We are in the Exile Stream starting the book of Amos. Yes, he’s famous! We are reading from The Message this week.

 

Commentary by Dr. Drake Travis

Lord of Heaven: It is numbing to see how bad and profane and sinful and willful people can be. May we be agents who operate against such darkness and call sinners to you.  Amen.

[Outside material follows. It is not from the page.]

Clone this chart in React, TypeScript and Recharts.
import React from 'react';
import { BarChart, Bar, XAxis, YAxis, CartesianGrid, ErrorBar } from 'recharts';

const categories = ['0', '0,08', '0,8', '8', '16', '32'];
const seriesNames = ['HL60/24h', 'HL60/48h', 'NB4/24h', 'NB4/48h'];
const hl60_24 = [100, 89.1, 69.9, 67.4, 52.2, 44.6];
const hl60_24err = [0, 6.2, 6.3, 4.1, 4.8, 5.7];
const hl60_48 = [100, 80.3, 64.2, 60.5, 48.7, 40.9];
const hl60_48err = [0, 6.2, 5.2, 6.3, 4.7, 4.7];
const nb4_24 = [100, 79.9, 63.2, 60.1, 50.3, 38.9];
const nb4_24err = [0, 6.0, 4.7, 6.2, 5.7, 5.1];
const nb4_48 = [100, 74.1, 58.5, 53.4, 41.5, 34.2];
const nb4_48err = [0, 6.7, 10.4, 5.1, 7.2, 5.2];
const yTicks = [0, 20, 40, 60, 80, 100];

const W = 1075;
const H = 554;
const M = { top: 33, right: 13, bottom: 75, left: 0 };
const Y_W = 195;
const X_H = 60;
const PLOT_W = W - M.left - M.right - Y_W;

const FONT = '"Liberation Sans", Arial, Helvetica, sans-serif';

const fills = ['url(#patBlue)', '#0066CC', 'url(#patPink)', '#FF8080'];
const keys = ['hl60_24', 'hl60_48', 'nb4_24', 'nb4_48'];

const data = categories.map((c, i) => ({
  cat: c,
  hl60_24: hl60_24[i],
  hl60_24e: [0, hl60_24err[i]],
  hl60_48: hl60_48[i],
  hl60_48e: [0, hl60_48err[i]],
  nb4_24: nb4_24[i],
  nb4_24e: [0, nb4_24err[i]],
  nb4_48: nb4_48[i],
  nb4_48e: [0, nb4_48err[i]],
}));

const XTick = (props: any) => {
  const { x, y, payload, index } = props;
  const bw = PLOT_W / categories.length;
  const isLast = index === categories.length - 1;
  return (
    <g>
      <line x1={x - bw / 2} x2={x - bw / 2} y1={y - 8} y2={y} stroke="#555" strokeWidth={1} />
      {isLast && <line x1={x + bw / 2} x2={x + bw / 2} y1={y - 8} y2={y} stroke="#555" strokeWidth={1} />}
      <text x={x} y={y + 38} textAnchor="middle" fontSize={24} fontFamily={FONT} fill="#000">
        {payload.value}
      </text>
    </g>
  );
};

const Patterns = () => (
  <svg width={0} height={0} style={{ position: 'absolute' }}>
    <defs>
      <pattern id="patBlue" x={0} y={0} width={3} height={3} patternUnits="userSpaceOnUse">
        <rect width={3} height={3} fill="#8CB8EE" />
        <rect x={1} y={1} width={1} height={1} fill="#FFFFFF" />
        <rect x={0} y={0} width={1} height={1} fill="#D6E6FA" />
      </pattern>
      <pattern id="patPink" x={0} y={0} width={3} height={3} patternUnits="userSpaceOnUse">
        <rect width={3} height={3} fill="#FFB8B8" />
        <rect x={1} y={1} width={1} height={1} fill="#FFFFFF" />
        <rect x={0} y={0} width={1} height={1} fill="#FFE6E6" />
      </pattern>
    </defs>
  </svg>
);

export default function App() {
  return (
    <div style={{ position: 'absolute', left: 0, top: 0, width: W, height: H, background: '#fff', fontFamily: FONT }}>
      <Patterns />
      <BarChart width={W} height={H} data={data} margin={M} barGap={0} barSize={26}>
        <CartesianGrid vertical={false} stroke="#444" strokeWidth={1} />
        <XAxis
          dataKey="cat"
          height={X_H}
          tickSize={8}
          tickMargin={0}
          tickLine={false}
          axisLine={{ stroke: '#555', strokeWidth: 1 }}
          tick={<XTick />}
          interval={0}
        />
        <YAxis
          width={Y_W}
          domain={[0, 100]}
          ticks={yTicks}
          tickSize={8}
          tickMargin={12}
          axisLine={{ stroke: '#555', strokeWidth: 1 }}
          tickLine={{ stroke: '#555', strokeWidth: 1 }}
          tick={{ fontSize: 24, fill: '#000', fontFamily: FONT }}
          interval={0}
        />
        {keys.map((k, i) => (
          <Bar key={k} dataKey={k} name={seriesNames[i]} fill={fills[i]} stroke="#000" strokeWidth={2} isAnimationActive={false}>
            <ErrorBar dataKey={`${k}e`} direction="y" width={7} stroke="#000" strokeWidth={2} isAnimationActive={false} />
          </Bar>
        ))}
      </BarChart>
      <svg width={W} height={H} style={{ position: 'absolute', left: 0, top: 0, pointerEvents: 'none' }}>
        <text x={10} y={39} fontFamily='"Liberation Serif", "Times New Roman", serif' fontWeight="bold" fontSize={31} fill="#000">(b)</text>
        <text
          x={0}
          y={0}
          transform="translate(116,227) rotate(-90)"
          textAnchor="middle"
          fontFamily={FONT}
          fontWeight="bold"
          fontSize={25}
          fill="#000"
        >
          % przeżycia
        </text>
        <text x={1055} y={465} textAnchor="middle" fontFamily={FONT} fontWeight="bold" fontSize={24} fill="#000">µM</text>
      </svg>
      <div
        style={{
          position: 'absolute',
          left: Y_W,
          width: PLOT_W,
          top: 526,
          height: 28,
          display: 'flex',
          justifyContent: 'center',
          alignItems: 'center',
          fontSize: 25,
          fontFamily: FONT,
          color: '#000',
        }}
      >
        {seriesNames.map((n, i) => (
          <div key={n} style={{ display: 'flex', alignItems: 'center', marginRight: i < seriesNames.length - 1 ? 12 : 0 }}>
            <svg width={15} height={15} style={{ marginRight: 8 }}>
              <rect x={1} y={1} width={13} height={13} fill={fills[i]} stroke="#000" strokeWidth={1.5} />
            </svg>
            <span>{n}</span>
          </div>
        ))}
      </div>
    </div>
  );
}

Amos’ prophecy is right around 750 B.C.  Isaiah is beginning his writings right on the heels of Amos. Amos was young as Jonah was in his twilight years – Amos could well have heard first hand of Jonah’s revival in Nineveh that shook the known world.   Amos was among the earlier of the 17 OT prophets. He was a contemporary of Elisha, but young to have met Elijah.  Hosea was younger than Amos and would have continued upon Amos’ departure.  Micah was also younger than Amos and would have some right after (as with Isaiah).

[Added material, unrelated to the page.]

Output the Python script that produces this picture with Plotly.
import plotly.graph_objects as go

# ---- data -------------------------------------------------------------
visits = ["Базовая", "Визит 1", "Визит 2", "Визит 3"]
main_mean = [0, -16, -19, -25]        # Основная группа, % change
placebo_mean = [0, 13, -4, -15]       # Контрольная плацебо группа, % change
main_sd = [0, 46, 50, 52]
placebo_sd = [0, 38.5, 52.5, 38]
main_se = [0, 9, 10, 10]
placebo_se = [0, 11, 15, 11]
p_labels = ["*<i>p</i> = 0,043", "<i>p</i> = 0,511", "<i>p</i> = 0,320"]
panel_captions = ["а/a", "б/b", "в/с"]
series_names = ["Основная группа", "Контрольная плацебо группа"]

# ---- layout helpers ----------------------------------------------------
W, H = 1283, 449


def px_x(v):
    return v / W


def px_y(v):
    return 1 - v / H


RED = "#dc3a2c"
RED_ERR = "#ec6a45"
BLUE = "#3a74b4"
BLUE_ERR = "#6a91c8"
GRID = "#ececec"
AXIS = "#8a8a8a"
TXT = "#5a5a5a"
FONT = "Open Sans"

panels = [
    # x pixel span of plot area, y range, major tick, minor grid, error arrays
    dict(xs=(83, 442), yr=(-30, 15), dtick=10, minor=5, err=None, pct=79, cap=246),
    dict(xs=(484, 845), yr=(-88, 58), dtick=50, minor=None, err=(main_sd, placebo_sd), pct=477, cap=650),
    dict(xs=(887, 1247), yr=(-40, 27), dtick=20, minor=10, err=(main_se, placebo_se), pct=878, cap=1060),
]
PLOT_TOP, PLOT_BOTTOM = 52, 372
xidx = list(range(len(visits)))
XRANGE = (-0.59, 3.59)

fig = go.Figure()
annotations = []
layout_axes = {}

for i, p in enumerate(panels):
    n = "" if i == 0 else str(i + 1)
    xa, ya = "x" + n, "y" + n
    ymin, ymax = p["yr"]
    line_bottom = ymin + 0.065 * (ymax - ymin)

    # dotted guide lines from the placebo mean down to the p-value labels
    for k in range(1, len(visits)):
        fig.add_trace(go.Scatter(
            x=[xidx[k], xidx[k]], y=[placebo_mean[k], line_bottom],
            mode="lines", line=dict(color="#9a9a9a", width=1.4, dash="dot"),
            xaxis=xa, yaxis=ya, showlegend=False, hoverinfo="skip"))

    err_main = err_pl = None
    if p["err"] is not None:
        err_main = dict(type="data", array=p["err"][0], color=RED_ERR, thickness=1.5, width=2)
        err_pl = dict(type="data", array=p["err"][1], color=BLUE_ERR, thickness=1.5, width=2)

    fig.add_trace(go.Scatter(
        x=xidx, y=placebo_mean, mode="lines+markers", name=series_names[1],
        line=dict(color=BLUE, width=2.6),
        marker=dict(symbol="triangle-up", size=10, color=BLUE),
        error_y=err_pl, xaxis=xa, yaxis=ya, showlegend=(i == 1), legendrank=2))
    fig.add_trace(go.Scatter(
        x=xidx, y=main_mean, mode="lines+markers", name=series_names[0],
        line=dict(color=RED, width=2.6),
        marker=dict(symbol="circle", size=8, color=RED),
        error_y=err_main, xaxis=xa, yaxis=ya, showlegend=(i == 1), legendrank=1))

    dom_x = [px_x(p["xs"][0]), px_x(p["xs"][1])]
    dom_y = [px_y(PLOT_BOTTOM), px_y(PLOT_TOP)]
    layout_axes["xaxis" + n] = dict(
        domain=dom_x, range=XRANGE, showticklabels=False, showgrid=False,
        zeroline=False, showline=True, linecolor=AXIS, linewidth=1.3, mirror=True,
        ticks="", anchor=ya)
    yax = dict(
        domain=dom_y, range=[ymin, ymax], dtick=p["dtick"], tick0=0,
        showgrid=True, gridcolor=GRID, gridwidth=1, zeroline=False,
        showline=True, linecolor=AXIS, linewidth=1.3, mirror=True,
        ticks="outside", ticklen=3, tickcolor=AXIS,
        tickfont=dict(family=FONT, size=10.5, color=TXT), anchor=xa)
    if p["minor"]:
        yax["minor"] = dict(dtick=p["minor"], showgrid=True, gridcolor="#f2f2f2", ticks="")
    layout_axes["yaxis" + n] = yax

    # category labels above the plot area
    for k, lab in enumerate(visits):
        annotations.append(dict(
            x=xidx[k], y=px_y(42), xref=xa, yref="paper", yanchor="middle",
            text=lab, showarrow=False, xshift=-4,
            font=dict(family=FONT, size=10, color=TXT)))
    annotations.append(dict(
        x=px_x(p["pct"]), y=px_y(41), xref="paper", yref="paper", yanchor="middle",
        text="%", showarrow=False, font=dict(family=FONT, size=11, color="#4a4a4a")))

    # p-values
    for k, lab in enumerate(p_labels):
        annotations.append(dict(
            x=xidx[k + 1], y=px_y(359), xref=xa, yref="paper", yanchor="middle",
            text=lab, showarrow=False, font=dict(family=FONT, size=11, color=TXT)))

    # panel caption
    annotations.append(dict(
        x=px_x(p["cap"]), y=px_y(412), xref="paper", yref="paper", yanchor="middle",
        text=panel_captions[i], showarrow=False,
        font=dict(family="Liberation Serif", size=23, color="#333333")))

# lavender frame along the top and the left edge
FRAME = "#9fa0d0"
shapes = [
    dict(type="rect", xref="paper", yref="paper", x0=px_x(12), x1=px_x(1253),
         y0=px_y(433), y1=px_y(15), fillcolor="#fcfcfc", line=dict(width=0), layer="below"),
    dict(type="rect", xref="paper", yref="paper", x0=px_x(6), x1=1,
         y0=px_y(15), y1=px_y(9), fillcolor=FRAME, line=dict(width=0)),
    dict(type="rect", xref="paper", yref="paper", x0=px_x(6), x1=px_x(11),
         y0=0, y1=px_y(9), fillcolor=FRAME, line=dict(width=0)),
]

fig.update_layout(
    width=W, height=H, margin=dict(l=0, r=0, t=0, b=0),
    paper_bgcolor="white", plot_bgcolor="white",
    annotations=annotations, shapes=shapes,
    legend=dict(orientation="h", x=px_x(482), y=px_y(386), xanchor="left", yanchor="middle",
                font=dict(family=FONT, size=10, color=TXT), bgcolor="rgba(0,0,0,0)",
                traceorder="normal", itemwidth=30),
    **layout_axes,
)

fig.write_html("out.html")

For some historical perspective, the very first stones are being laid in a new area that would be called “Rome” following Romulus’ celebration of their first military victory. [ There is about 30 years until the Northern Kingdom of Israel would be terrorized and cleaned OUT by Assyria, ]

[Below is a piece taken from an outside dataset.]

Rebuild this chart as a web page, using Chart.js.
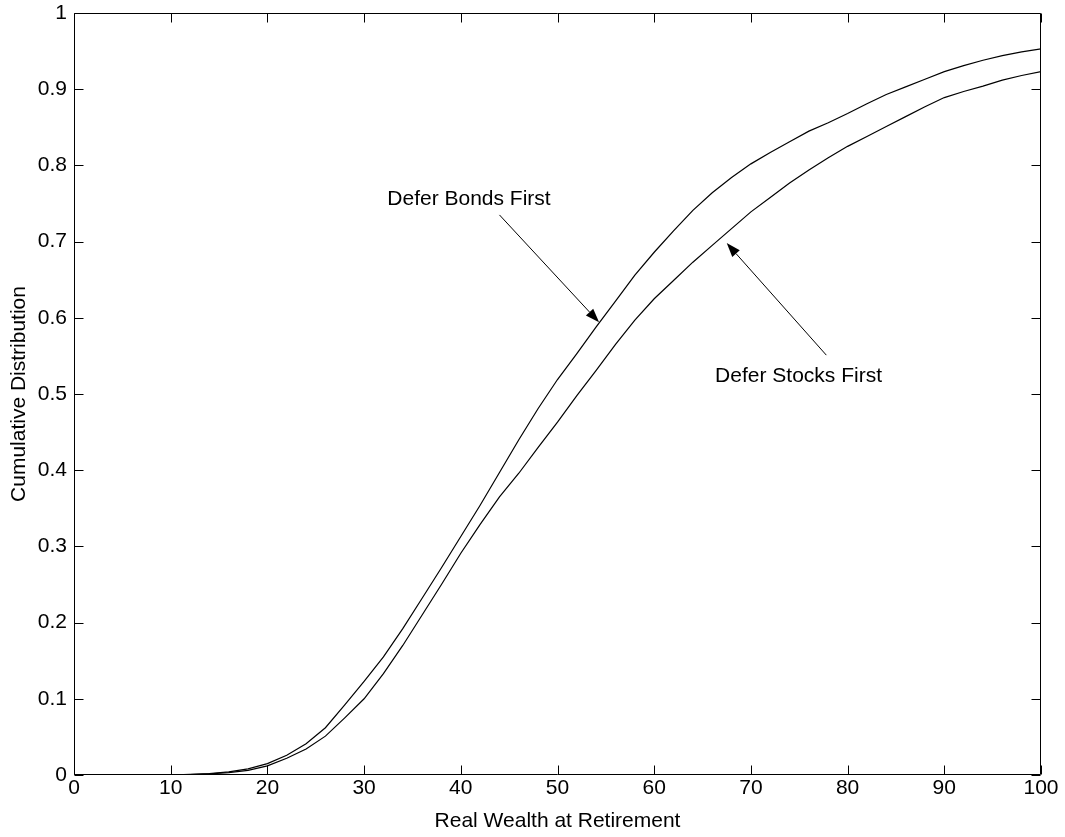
<!DOCTYPE html>
<html>
<head>
<meta charset="utf-8">
<script src="https://cdn.jsdelivr.net/npm/chart.js@4/dist/chart.umd.min.js"></script>
<style>
  html, body { margin: 0; padding: 0; background: #ffffff; }
  #wrap { width: 1065px; height: 837px; position: relative; }
</style>
</head>
<body>
<div id="wrap"><canvas id="c" width="1065" height="837"></canvas></div>
<script>
// ---- data ----
const wealth = [0, 10, 12, 14, 16, 18, 20, 22, 24, 26, 28, 30, 32, 34, 36, 38, 40, 42, 44, 46, 48, 50,
  52, 54, 56, 58, 60, 62, 64, 66, 68, 70, 72, 74, 76, 78, 80, 82, 84, 86, 88, 90, 92, 94, 96, 98, 100];
const deferBondsFirst = [0, 0, 0.001, 0.002, 0.004, 0.008, 0.015, 0.026, 0.041, 0.062, 0.092, 0.123,
  0.155, 0.192, 0.232, 0.272, 0.313, 0.354, 0.397, 0.440, 0.481, 0.519, 0.553, 0.588, 0.622, 0.656,
  0.686, 0.714, 0.741, 0.764, 0.784, 0.802, 0.817, 0.831, 0.845, 0.856, 0.868, 0.881, 0.893, 0.903,
  0.913, 0.923, 0.931, 0.938, 0.944, 0.949, 0.953];
const deferStocksFirst = [0, 0, 0.0005, 0.0015, 0.003, 0.006, 0.012, 0.022, 0.034, 0.051, 0.075, 0.100,
  0.133, 0.170, 0.210, 0.250, 0.291, 0.329, 0.365, 0.396, 0.430, 0.463, 0.498, 0.531, 0.565, 0.597,
  0.625, 0.649, 0.673, 0.695, 0.717, 0.739, 0.758, 0.777, 0.794, 0.810, 0.825, 0.838, 0.851, 0.864,
  0.877, 0.889, 0.897, 0.904, 0.912, 0.918, 0.923];
const xTickValues = [0, 10, 20, 30, 40, 50, 60, 70, 80, 90, 100];
const yTickValues = [0, 0.1, 0.2, 0.3, 0.4, 0.5, 0.6, 0.7, 0.8, 0.9, 1];
const yTickLabels = ['0', '0.1', '0.2', '0.3', '0.4', '0.5', '0.6', '0.7', '0.8', '0.9', '1'];
const xTitle = 'Real Wealth at Retirement';
const yTitle = 'Cumulative Distribution';
const annotationTexts = ['Defer Bonds First', 'Defer Stocks First'];

// annotation placement (data coordinates)
const annotations = [
  { text: annotationTexts[0], tx: 32.4, ty: 0.755, from: [44.0, 0.735], to: [54.3, 0.594] },
  { text: annotationTexts[1], tx: 66.3, ty: 0.524, from: [77.8, 0.551], to: [67.5, 0.698] }
];

const FONT = '"Liberation Sans", Arial, Helvetica, sans-serif';

function pts(ys) { return wealth.map((x, i) => ({ x: x, y: ys[i] })); }

const framePlugin = {
  id: 'frame',
  afterDatasetsDraw(chart) {
    const ctx = chart.ctx;
    const a = chart.chartArea;
    const xs = chart.scales.x, ys = chart.scales.y;
    ctx.save();
    ctx.strokeStyle = '#000';
    ctx.lineWidth = 1;
    const L = Math.round(a.left) + 0.5, R = Math.round(a.right) - 0.5;
    const T = Math.round(a.top) + 0.5, B = Math.round(a.bottom) - 0.5;
    ctx.beginPath();
    ctx.rect(L, T, R - L, B - T);
    ctx.stroke();
    const tl = 9;
    ctx.beginPath();
    xTickValues.forEach(v => {
      const px = Math.round(xs.getPixelForValue(v)) + 0.5;
      ctx.moveTo(px, B); ctx.lineTo(px, B - tl);
      ctx.moveTo(px, T); ctx.lineTo(px, T + tl);
    });
    yTickValues.forEach(v => {
      const py = Math.round(ys.getPixelForValue(v)) + 0.5;
      ctx.moveTo(L, py); ctx.lineTo(L + tl, py);
      ctx.moveTo(R, py); ctx.lineTo(R - tl, py);
    });
    ctx.stroke();

    // annotations
    ctx.fillStyle = '#000';
    ctx.font = '21px ' + FONT;
    ctx.textBaseline = 'middle';
    ctx.textAlign = 'left';
    annotations.forEach(an => {
      ctx.fillText(an.text, xs.getPixelForValue(an.tx), ys.getPixelForValue(an.ty));
      const x0 = xs.getPixelForValue(an.from[0]), y0 = ys.getPixelForValue(an.from[1]);
      const x1 = xs.getPixelForValue(an.to[0]), y1 = ys.getPixelForValue(an.to[1]);
      const ang = Math.atan2(y1 - y0, x1 - x0);
      const hl = 14, hw = 5;
      const bx = x1 - hl * Math.cos(ang), by = y1 - hl * Math.sin(ang);
      ctx.beginPath();
      ctx.lineWidth = 1;
      ctx.moveTo(x0, y0); ctx.lineTo(bx, by);
      ctx.stroke();
      ctx.beginPath();
      ctx.moveTo(x1, y1);
      ctx.lineTo(bx + hw * Math.sin(ang), by - hw * Math.cos(ang));
      ctx.lineTo(bx - hw * Math.sin(ang), by + hw * Math.cos(ang));
      ctx.closePath();
      ctx.fill();
    });
    ctx.restore();
  }
};

new Chart(document.getElementById('c'), {
  type: 'line',
  data: {
    datasets: [
      { label: annotationTexts[0], data: pts(deferBondsFirst), borderColor: '#000', borderWidth: 1.2,
        pointRadius: 0, tension: 0, fill: false },
      { label: annotationTexts[1], data: pts(deferStocksFirst), borderColor: '#000', borderWidth: 1.2,
        pointRadius: 0, tension: 0, fill: false }
    ]
  },
  options: {
    responsive: false,
    animation: false,
    events: [],
    layout: { padding: { top: 13, right: 24, left: 0, bottom: 0 } },
    plugins: { legend: { display: false }, tooltip: { enabled: false } },
    scales: {
      x: {
        type: 'linear', min: 0, max: 100,
        afterBuildTicks: s => { s.ticks = xTickValues.map(v => ({ value: v })); },
        afterFit: s => { s.height = 62; s.paddingLeft = 0; s.paddingRight = 0; },
        grid: { display: false, drawTicks: false },
        border: { display: false },
        ticks: { color: '#000', font: { family: FONT, size: 21 }, padding: 1, maxRotation: 0,
          callback: v => String(v) },
        title: { display: true, text: xTitle, color: '#000', font: { family: FONT, size: 21 },
          padding: { top: 0, bottom: 3 } }
      },
      y: {
        type: 'linear', min: 0, max: 1,
        afterBuildTicks: s => { s.ticks = yTickValues.map(v => ({ value: v })); },
        afterFit: s => { s.width = 74; s.paddingTop = 0; s.paddingBottom = 0; },
        grid: { display: false, drawTicks: false },
        border: { display: false },
        ticks: { color: '#000', font: { family: FONT, size: 21 }, padding: 7,
          callback: v => { const i = yTickValues.findIndex(t => Math.abs(t - v) < 1e-9); return i >= 0 ? yTickLabels[i] : ''; } },
        title: { display: true, text: yTitle, color: '#000', font: { family: FONT, size: 21 },
          padding: { top: 7, bottom: 0 } }
      }
    }
  },
  plugins: [framePlugin]
});
</script>
</body>
</html>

The Ionian Greeks founded the city of Naples on the Gulf of Naples about as Amos starts writing. Uzziah was king in Judah and Jeroboam II was king of Israel. For what it’s worth, II Chronicles 26 is a contemporary chapter with Amos. It is of the years when King Uzziah was ‘going askew”.

 
Amos 1 – 2: The word commences two years before “the BIG earthquake”. It was terribly traumatizing for all in the land as it was talked about still, 200 years later, by the Prophet Zechariah as he compared the Amos 1:1 earthquake to the earth’s final judgment which became mentioned by John in Revelation 16:18.
Amos is reading ‘the dirty lowdown’ about and to the whole region: Syria, Gaza, Phoenicia, Edom, Ammon, Moab, Judah, and Israel.  Amos uses the same literative tactic employed in Proverbs 30: “there are three things, actually four…”   This adds intrigue as Amos drops the gavel on the rabble-rousing attitude of the leaders and people in the whole region east of the Mediterranean Sea that scholars call “The Levant” [luh-VAUNT]
Damascus in Syria will be burned and busted, Gaza of the Philistines will be burned, devoured, cut off and killed.  Tyre will be burned flat as will Edom with her cities, along with the Ammonites as the Ammonite King and princes get exiled. Fire will consume Moab as God sees to it that the entire Royal family dies. Judah and Israel are none the less guilty.  They were given a covenant before God. They knew better and disobeyed with robust disgust!  So guess what… you guessed right –> Judah will be burned to the ground (much later than Israel, however)
The judgment against Israel in much more “at hand” so it is detailed and stinging.
Israel is oppressing its own people, prostitution is rampant, along with drunkenness, the Prophets are shunned.  Israel is slapping God in the face and doubly-arrogant about it.  So God is on the verge of crushing them. It will be a bludgeoning like they’ve never known – and they will not recover from it.